Num comentário ao meu artigo O que se joga no Mar da China – expressão que usei para refletir com G. Allison sobre a probabilidade de uma guerra entre os EUA e a China, dado ser naquela região que poderá surgir o pretexto para essa possibilidade –, o meu Amigo António Saraiva (AS) pergunta-me por que não tratei da divergência pela posse das ilhas, que divide os países da região.
Mas ele próprio antecipou certeiramente a resposta afirmando que se trata de uma situação comum à verificada na História em muitas situações geoestratégicas. Ilustrada, por exemplo, pelos EUA nas Caraíbas, no Texas, e até na compra do Alaska. E com Rússia, agora a pretender controlar a Ucrânia… onde a NATO, por acaso, se lembrou de querer instalar mísseis.
Se houver conflito entre os EUA e a China, o verdadeiro motivo será a ameaça de uma potência emergente à hegemonia da potência dominante. Motivo que não pode ser confundido com o pretexto. A causa da I Guerra Mundial não foi o assassinato do arquiduque do Império Austro-Húngaro.
Mas o caso de Taiwan é diferente de todos esses enjeux geoestratégicos (as ilhas no Mar da China, aliás, nem são espaço vital dos EUA).
É diferente, porque a compreensão da sua perdurabilidade e a previsão do seu desenlace remetem para o registo da ‘civilização’ chinesa e da História. No Ocidente, no registo que AS bem referiu, tendo ainda para mais em conta a relação de forças real no lugar, estaria há muito resolvido. E é por isso que me interessa. E foi essa a razão para eu ter deixado, en passant mas bem intencionalmente, as duas linhas no final do artigo que terão interpelado o António: «Quanto a Taiwan, penso que o problema são as interferências dos EUA na área. Se pararem, a tensão desaparecerá. Basta conhecer a História e saber o que é para os chineses o tempo, ‘esse grande escultor’».

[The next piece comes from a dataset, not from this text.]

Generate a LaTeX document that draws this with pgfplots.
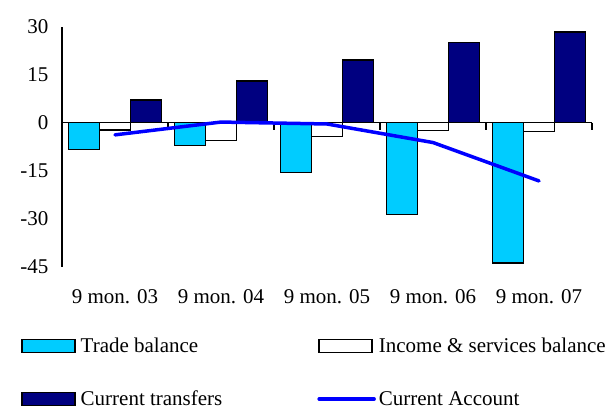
\documentclass[border=0pt]{standalone}
\usepackage{pgfplots}
\pgfplotsset{compat=1.18}
\usepackage{fontspec}
\setmainfont{Liberation Serif}

\definecolor{tradecyan}{RGB}{0,204,255}
\definecolor{navybar}{RGB}{0,0,128}
\newcommand{\cf}{\fontsize{21}{25}\selectfont}

\pgfplotsset{
  barleg/.style={legend image code/.code={\draw[##1] (0pt,-6.5pt) rectangle (53pt,6.5pt); \path (56pt,0pt);}},
  lineleg/.style={legend image code/.code={\draw[##1] (0pt,0pt) -- (55pt,0pt); \path (56pt,0pt);}},
}

\begin{document}
\begin{tikzpicture}
\begin{axis}[
    name=ax,
    scale only axis,
    width=530pt, height=240pt,
    xmin=0.5, xmax=5.5,
    ymin=-45, ymax=30,
    clip=false,
    axis y line*=left,
    axis x line*=bottom,
    x axis line style={draw=none},
    y axis line style={line width=1.5pt},
    xtick={1,2,3,4,5},
    xticklabels={9 mon. 03, 9 mon. 04, 9 mon. 05, 9 mon. 06, 9 mon. 07},
    ytick={-45,-30,-15,0,15,30},
    major tick length=0pt,
    tick style={draw=none},
    tick label style={font=\cf},
    /pgf/number format/assume math mode=true,
    yticklabel style={xshift=-10pt},
    xticklabel style={yshift=-19pt},
    legend columns=2,
    legend cell align=left,
    legend style={draw=none, fill=none, at={(0,0)}, anchor=north west,
      xshift=-41pt, yshift=-69pt, font=\cf, row sep=33pt, inner sep=0pt,
      /tikz/every even column/.append style={column sep=93pt}},
]

\addplot[ybar, bar width=31pt, bar shift=-31pt, fill=tradecyan, draw=black, line width=1.5pt, barleg]
  coordinates {(1,-8.3) (2,-7.1) (3,-15.5) (4,-28.7) (5,-43.9)};
\addlegendentry{Trade balance}

\addplot[ybar, bar width=31pt, bar shift=0pt, fill=white, draw=black, line width=1.5pt, barleg]
  coordinates {(1,-2.3) (2,-5.5) (3,-4.3) (4,-2.4) (5,-2.7)};
\addlegendentry{Income \& services balance}

\addplot[ybar, bar width=31pt, bar shift=31pt, fill=navybar, draw=black, line width=1.5pt, barleg]
  coordinates {(1,7.1) (2,13.0) (3,19.6) (4,25.0) (5,28.3)};
\addlegendentry{Current transfers}

% zero line with group separators
\draw[line width=1.5pt] (axis cs:0.5,0) -- (axis cs:5.5,0);
\pgfplotsinvokeforeach{1.5,2.5,3.5,4.5,5.5}{
  \draw[line width=1.5pt] (axis cs:#1,0) -- ++(0pt,-7pt);
}

\addplot[blue, line width=3.5pt, line cap=round, sharp plot, mark=none, lineleg]
  coordinates {(1,-3.8) (2,0.2) (3,-0.4) (4,-6.2) (5,-18.2)};
\addlegendentry{Current Account}

\end{axis}
\pgfresetboundingbox
\path[use as bounding box] ([shift={(-62pt,-142.3pt)}]ax.south west) rectangle ([shift={(15pt,26.7pt)}]ax.north east);
\end{tikzpicture}
\end{document}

E quem não percebe que, com Taiwan a afirmar ‘todos os dias’ a sua determinação de independência e capacidade de defesa, e os EUA a proclamarem, com palavras e ações, o seu apoio e incitamento, a China não pode deixar de responder e repetir o que disse e fez sempre? O mesmo, afinal, que afirmou em 1974 quando, por instrução do Kremlin, para embaraçar a China, o PCP terá querido forçar a entrega de Macau, levando a China a aceitar que era uma colónia – e não era. Entrega que se verificaria, claro, se a China a exigisse. «Macau é uma realidade criada pela História que o tempo resolverá», foi a resposta chinesa. O tempo, esse ‘grande escultor’.
No termo da derrota das ‘forças nacionalistas’ de Chiang Kai-shek, e da fuga, invasão e ocupação da Formosa (dez. 1949), o exército de Lin Piao chegou às Portas do Cerco. Mas não entrou em Macau, território chinês (tal como não entrara em Hong Kong). Acaso pensa o AS que não o poderia ter feito, num e noutro caso?
E durante mais século e meio ali viveriam os portugueses em cumplicidade e harmonia com a população chinesa e com a China… e continuamos a viver hoje. E os representantes do Território na Assembleia Nacional Popular eram também os amigos de Portugal que tinham assento no Conselho Consultivo e na Assembleia Legislativa de Macau. Sempre ouvidos e seguidos pelos governadores nas medidas mais relevantes que tomavam.
Ajude-nos a perceber, meu Caro António, como bem pode, ‘Que segredos são estes da natura’.